REQUEST = Restate the data word for word and leave the images out.

DATA EXTRACT =
──────────────────────────────

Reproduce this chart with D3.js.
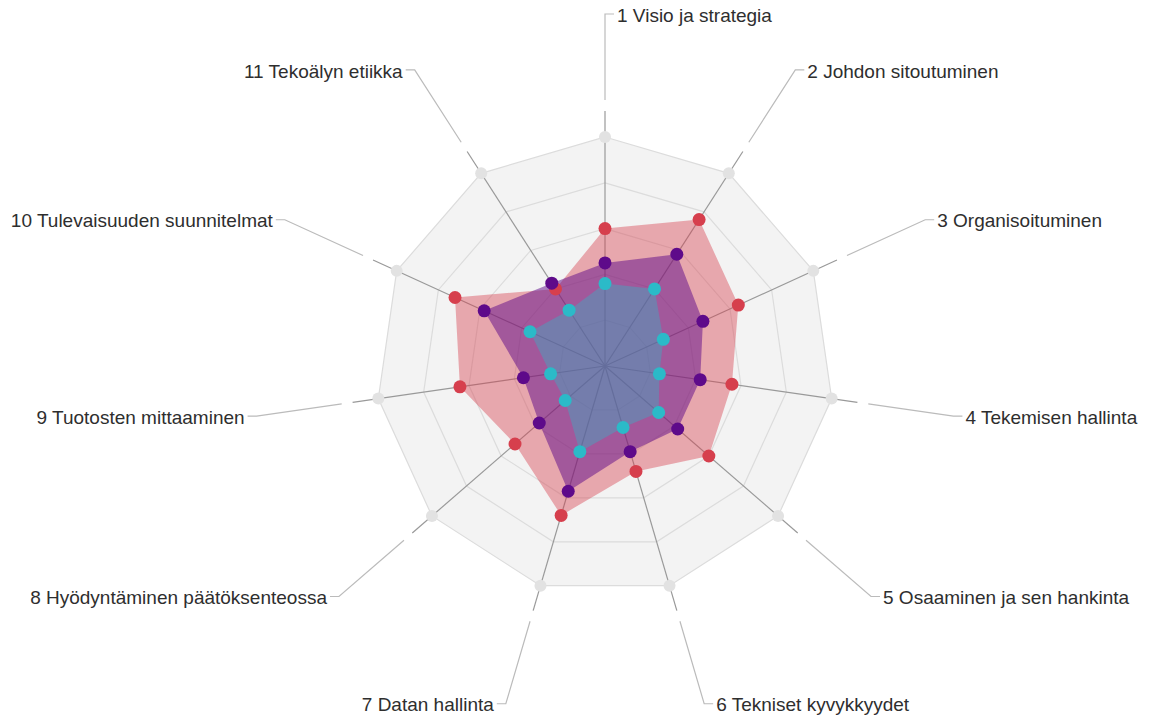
<!DOCTYPE html>
<html>
<head>
<meta charset="utf-8">
<script src="https://cdn.jsdelivr.net/npm/d3@7"></script>
<style>
body{margin:0;background:#fff;}
.label{font-family:"Liberation Sans",Arial,sans-serif;font-size:19px;fill:#2e2e2e;}
</style>
</head>
<body>
<script>
var axes=["1 Visio ja strategia","2 Johdon sitoutuminen","3 Organisoituminen","4 Tekemisen hallinta","5 Osaaminen ja sen hankinta","6 Tekniset kyvykkyydet","7 Datan hallinta","8 Hyödyntäminen päätöksenteossa","9 Tuotosten mittaaminen","10 Tulevaisuuden suunnitelmat","11 Tekoälyn etiikka"];
var red_vals=[3.0,3.8,3.2,2.8,3.0,2.4,3.4,2.6,3.2,3.6,2.0];
var purple_vals=[2.25,2.9,2.35,2.1,2.1,1.95,2.85,1.9,1.8,2.9,2.15];
var cyan_vals=[1.8,2.0,1.4,1.2,1.55,1.4,1.95,1.15,1.2,1.8,1.45];
var levels=[1,2,3,4,5];

var width=1149;
var height=716;
var cx=605,cy=366;
var R=229;
var series=[
	{vals:red_vals,color:"#d63f4d",op:0.42},
	{vals:purple_vals,color:"#5e0a8a",op:0.5},
	{vals:cyan_vals,color:"#2bbac8",op:0.38}
];

var svg=d3.select("body").append("svg").attr("width",width).attr("height",height);
var g=svg.append("g").attr("transform","translate("+cx+","+cy+")");

var rscale=d3.scaleLinear().domain([0,5]).range([0,R]);
var angle=d3.scaleLinear().domain([0,axes.length]).range([0,2*Math.PI]);
var radar=d3.lineRadial().curve(d3.curveLinearClosed).angle(function(d,i){return angle(i);});

// background + grid levels
g.append("path").datum(axes).attr("d",radar.radius(R)).style("fill","#f3f3f3").style("stroke","none");
g.selectAll(".level").data(levels).enter().append("path").attr("class","level")
	.attr("d",function(l){return radar.radius(rscale(l))(axes);})
	.style("fill","none").style("stroke","#dcdcdc").style("stroke-width",1.2);

// axis lines
g.selectAll(".axis").data(axes).enter().append("line").attr("class","axis")
	.attr("x1",0).attr("y1",0)
	.attr("x2",function(d,i){return d3.pointRadial(angle(i),255)[0];})
	.attr("y2",function(d,i){return d3.pointRadial(angle(i),255)[1];})
	.style("stroke","#999").style("stroke-width",1.2);

// leaders
g.selectAll(".leader").data(axes).enter().append("path").attr("class","leader")
	.attr("d",function(d,i){
		var a=d3.pointRadial(angle(i),266),b=d3.pointRadial(angle(i),352);
		var s=i<=5?1:-1;
		return "M"+a+"L"+b+"L"+(b[0]+s*9)+","+b[1];
	})
	.style("fill","none").style("stroke","#bbb").style("stroke-width",1.2);

g.selectAll(".label").data(axes).enter().append("text").attr("class","label")
	.attr("x",function(d,i){var b=d3.pointRadial(angle(i),352);return i<=5?b[0]+12:b[0]-12;})
	.attr("y",function(d,i){return d3.pointRadial(angle(i),352)[1]+1;})
	.attr("dy","0.35em")
	.attr("text-anchor",function(d,i){return i<=5?"start":"end";})
	.text(function(d){return d;});

// outer markers
g.selectAll(".outer").data(axes).enter().append("circle").attr("class","outer")
	.attr("cx",function(d,i){return d3.pointRadial(angle(i),R)[0];})
	.attr("cy",function(d,i){return d3.pointRadial(angle(i),R)[1];})
	.attr("r",6).style("fill","#e2e2e2");

// areas
series.forEach(function(s){
	g.append("path").datum(s.vals).attr("d",radar.radius(function(d){return rscale(d);}))
		.style("fill",s.color).style("fill-opacity",s.op).style("stroke","none");
});
// points
series.forEach(function(s){
	g.selectAll(null).data(s.vals).enter().append("circle")
		.attr("cx",function(d,i){return d3.pointRadial(angle(i),rscale(d))[0];})
		.attr("cy",function(d,i){return d3.pointRadial(angle(i),rscale(d))[1];})
		.attr("r",6.5).style("fill",s.color);
});
</script>
</body>
</html>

──────────────────────────────

EXPECTED ANSWER =
Reproduce this chart with D3.js.
<!DOCTYPE html>
<html>
<head>
<meta charset="utf-8">
<script src="https://cdn.jsdelivr.net/npm/d3@7"></script>
<style>
body{margin:0;background:#fff;}
.label{font-family:"Liberation Sans",Arial,sans-serif;font-size:19px;fill:#2e2e2e;}
</style>
</head>
<body>
<script>
var axes=["1 Visio ja strategia","2 Johdon sitoutuminen","3 Organisoituminen","4 Tekemisen hallinta","5 Osaaminen ja sen hankinta","6 Tekniset kyvykkyydet","7 Datan hallinta","8 Hyödyntäminen päätöksenteossa","9 Tuotosten mittaaminen","10 Tulevaisuuden suunnitelmat","11 Tekoälyn etiikka"];
var red_vals=[3.0,3.8,3.2,2.8,3.0,2.4,3.4,2.6,3.2,3.6,2.0];
var purple_vals=[2.25,2.9,2.35,2.1,2.1,1.95,2.85,1.9,1.8,2.9,2.15];
var cyan_vals=[1.8,2.0,1.4,1.2,1.55,1.4,1.95,1.15,1.2,1.8,1.45];
var levels=[1,2,3,4,5];

var width=1149;
var height=716;
var cx=605,cy=366;
var R=229;
var series=[
	{vals:red_vals,color:"#d63f4d",op:0.42},
	{vals:purple_vals,color:"#5e0a8a",op:0.5},
	{vals:cyan_vals,color:"#2bbac8",op:0.38}
];

var svg=d3.select("body").append("svg").attr("width",width).attr("height",height);
var g=svg.append("g").attr("transform","translate("+cx+","+cy+")");

var rscale=d3.scaleLinear().domain([0,5]).range([0,R]);
var angle=d3.scaleLinear().domain([0,axes.length]).range([0,2*Math.PI]);
var radar=d3.lineRadial().curve(d3.curveLinearClosed).angle(function(d,i){return angle(i);});

// background + grid levels
g.append("path").datum(axes).attr("d",radar.radius(R)).style("fill","#f3f3f3").style("stroke","none");
g.selectAll(".level").data(levels).enter().append("path").attr("class","level")
	.attr("d",function(l){return radar.radius(rscale(l))(axes);})
	.style("fill","none").style("stroke","#dcdcdc").style("stroke-width",1.2);

// axis lines
g.selectAll(".axis").data(axes).enter().append("line").attr("class","axis")
	.attr("x1",0).attr("y1",0)
	.attr("x2",function(d,i){return d3.pointRadial(angle(i),255)[0];})
	.attr("y2",function(d,i){return d3.pointRadial(angle(i),255)[1];})
	.style("stroke","#999").style("stroke-width",1.2);

// leaders
g.selectAll(".leader").data(axes).enter().append("path").attr("class","leader")
	.attr("d",function(d,i){
		var a=d3.pointRadial(angle(i),266),b=d3.pointRadial(angle(i),352);
		var s=i<=5?1:-1;
		return "M"+a+"L"+b+"L"+(b[0]+s*9)+","+b[1];
	})
	.style("fill","none").style("stroke","#bbb").style("stroke-width",1.2);

g.selectAll(".label").data(axes).enter().append("text").attr("class","label")
	.attr("x",function(d,i){var b=d3.pointRadial(angle(i),352);return i<=5?b[0]+12:b[0]-12;})
	.attr("y",function(d,i){return d3.pointRadial(angle(i),352)[1]+1;})
	.attr("dy","0.35em")
	.attr("text-anchor",function(d,i){return i<=5?"start":"end";})
	.text(function(d){return d;});

// outer markers
g.selectAll(".outer").data(axes).enter().append("circle").attr("class","outer")
	.attr("cx",function(d,i){return d3.pointRadial(angle(i),R)[0];})
	.attr("cy",function(d,i){return d3.pointRadial(angle(i),R)[1];})
	.attr("r",6).style("fill","#e2e2e2");

// areas
series.forEach(function(s){
	g.append("path").datum(s.vals).attr("d",radar.radius(function(d){return rscale(d);}))
		.style("fill",s.color).style("fill-opacity",s.op).style("stroke","none");
});
// points
series.forEach(function(s){
	g.selectAll(null).data(s.vals).enter().append("circle")
		.attr("cx",function(d,i){return d3.pointRadial(angle(i),rscale(d))[0];})
		.attr("cy",function(d,i){return d3.pointRadial(angle(i),rscale(d))[1];})
		.attr("r",6.5).style("fill",s.color);
});
</script>
</body>
</html>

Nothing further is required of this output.